Signed-off-by: Gautham R Shenoy <ego@in.ibm.com>
Signed-off-by: Paul E. McKenney <paulmck@linux.vnet.ibm.com>
Reviewed-by: Steven Rostedt <srostedt@redhat.com>
Signed-off-by: Ingo Molnar <mingo@elte.hu>
kernel/rcupreempt.c

index a5aabb1677f84874137d51c38de9326afc9d8de0..987cfb7ade8977225baf5a88695f2c9ba110b549 100644 (file)
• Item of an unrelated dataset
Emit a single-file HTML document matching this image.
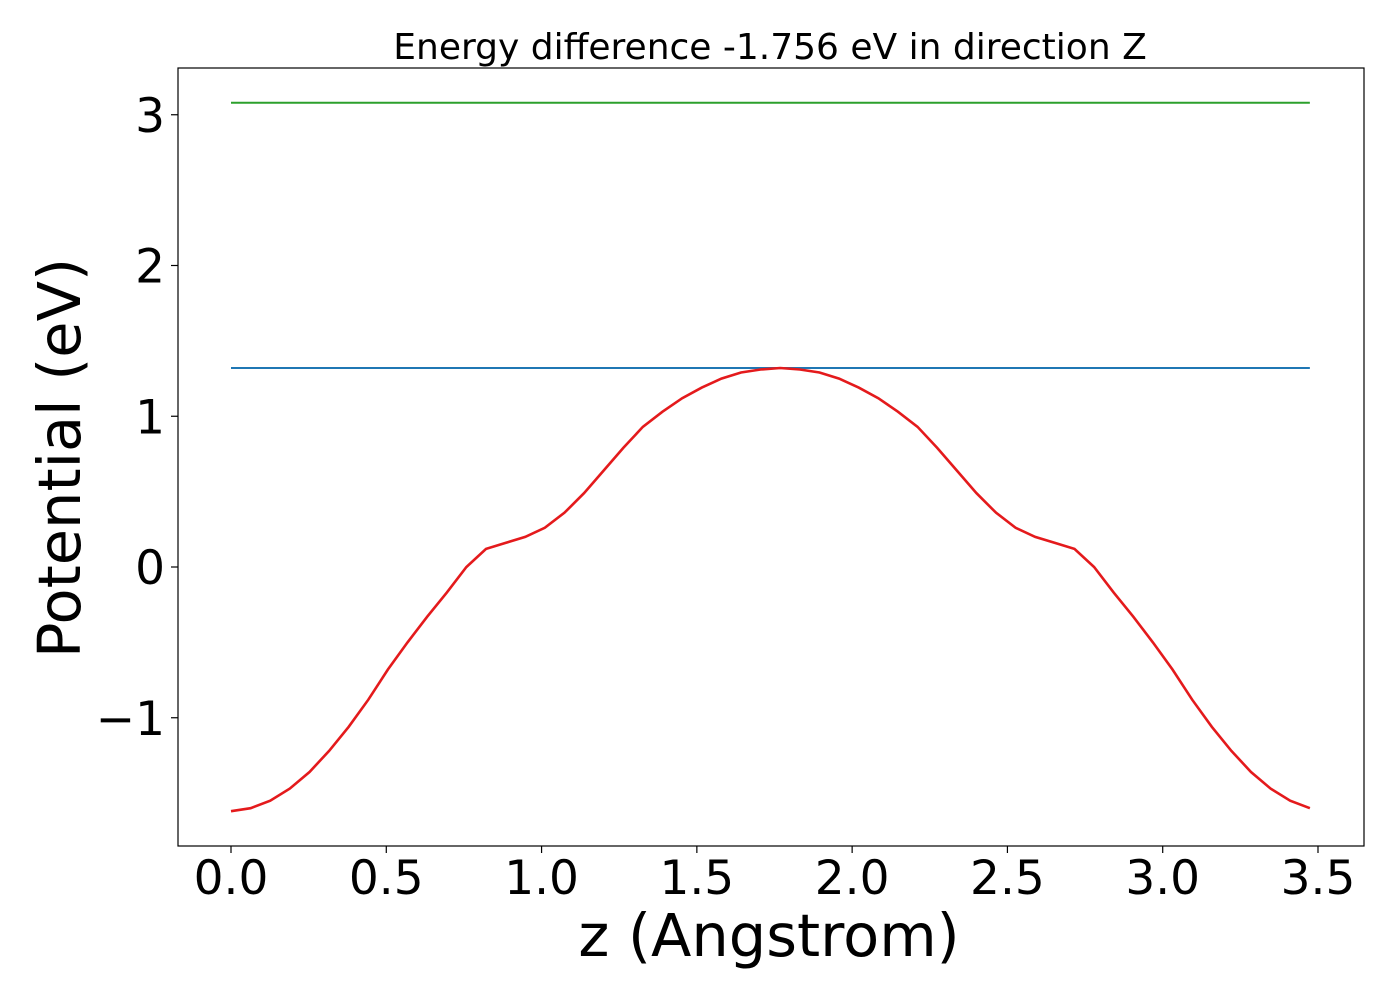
<!DOCTYPE html>
<html><head><meta charset="utf-8"><style>
body{margin:0;background:#fff;}
svg{display:block;font-family:"DejaVu Sans","Liberation Sans",sans-serif;}
</style></head><body>
<svg id="chart" width="1400" height="1000">
<rect x="178" y="68" width="1186" height="778" fill="none" stroke="#000" stroke-width="1.2"/>
<text x="770" y="59" font-size="36" text-anchor="middle">Energy difference -1.756 eV in direction Z</text>
<text x="769" y="956" font-size="59" text-anchor="middle">z (Angstrom)</text>
<text transform="translate(80,458) rotate(-90)" font-size="59" text-anchor="middle">Potential (eV)</text>
<g id="ticks"></g>
<g id="marks"></g>
</svg>
<script>
const xTicks=[0,0.5,1,1.5,2,2.5,3,3.5];
const xTickLabels=["0.0","0.5","1.0","1.5","2.0","2.5","3.0","3.5"];
const yTicks=[-1,0,1,2,3];
const yTickLabels=["\u22121","0","1","2","3"];
const leftValues=[-1.62,-1.60,-1.55,-1.47,-1.36,-1.22,-1.06,-0.88,-0.68,-0.50,-0.33,-0.17,0.00,0.12,0.16,0.20,0.26,0.36,0.49,0.64,0.79,0.93,1.03,1.12,1.19,1.25,1.29,1.31,1.32];
const potential=leftValues.concat(leftValues.slice(1,28).reverse());
const zStep=0.06316;
const blueLevel=1.32;
const greenLevel=3.08;
const NS="http://www.w3.org/2000/svg";
const xs=v=>231+v*310.57;
const ys=v=>567-v*150.75;
const tg=document.getElementById('ticks'), mg=document.getElementById('marks');
function mk(tag,attrs,parent){const e=document.createElementNS(NS,tag);for(const k in attrs)e.setAttribute(k,attrs[k]);parent.appendChild(e);return e;}
xTicks.forEach((t,i)=>{
 const l=mk('line',{x1:xs(t),x2:xs(t),y1:846,y2:853,stroke:'#000','stroke-width':1.2},tg);
 
 
 const tx=mk('text',{x:xs(t),y:894,'font-size':47,'text-anchor':'middle'},tg);tx.textContent=xTickLabels[i];
 
 
});
yTicks.forEach((t,i)=>{
 const l=mk('line',{x1:171,x2:178,y1:ys(t),y2:ys(t),stroke:'#000','stroke-width':1.2},tg);
 
 
 const tx=mk('text',{x:165,y:ys(t)+17,'font-size':47,'text-anchor':'end'},tg);tx.textContent=yTickLabels[i];
 
 
});
const zMax=zStep*(potential.length-1);
const g=mk('line',{x1:xs(0),x2:xs(zMax),y1:ys(greenLevel),y2:ys(greenLevel),stroke:'#2ca02c','stroke-width':2},mg);


const b=mk('line',{x1:xs(0),x2:xs(zMax),y1:ys(blueLevel),y2:ys(blueLevel),stroke:'#1f77b4','stroke-width':2},mg);


const pts=potential.map((v,i)=>xs(i*zStep).toFixed(1)+','+ys(v).toFixed(1)).join(' ');
const p=mk('polyline',{points:pts,fill:'none',stroke:'#e41a1c','stroke-width':2.6},mg);


</script>
</body></html>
@@ -147,6 +147,8 @@ static char *rcu_try_flip_state_names[] =
        { "idle", "waitack", "waitzero", "waitmb" };
 #endif /* #ifdef CONFIG_RCU_TRACE */
 
+static cpumask_t rcu_cpu_online_map __read_mostly = CPU_MASK_NONE;
+
 /*
  * Enum and per-CPU flag to determine when each CPU has seen
  * the most recent counter flip.
@@ -445,7 +447,7 @@ rcu_try_flip_idle(void)
 
        /* Now ask each CPU for acknowledgement of the flip. */
 
-       for_each_possible_cpu(cpu)
+       for_each_cpu_mask(cpu, rcu_cpu_online_map)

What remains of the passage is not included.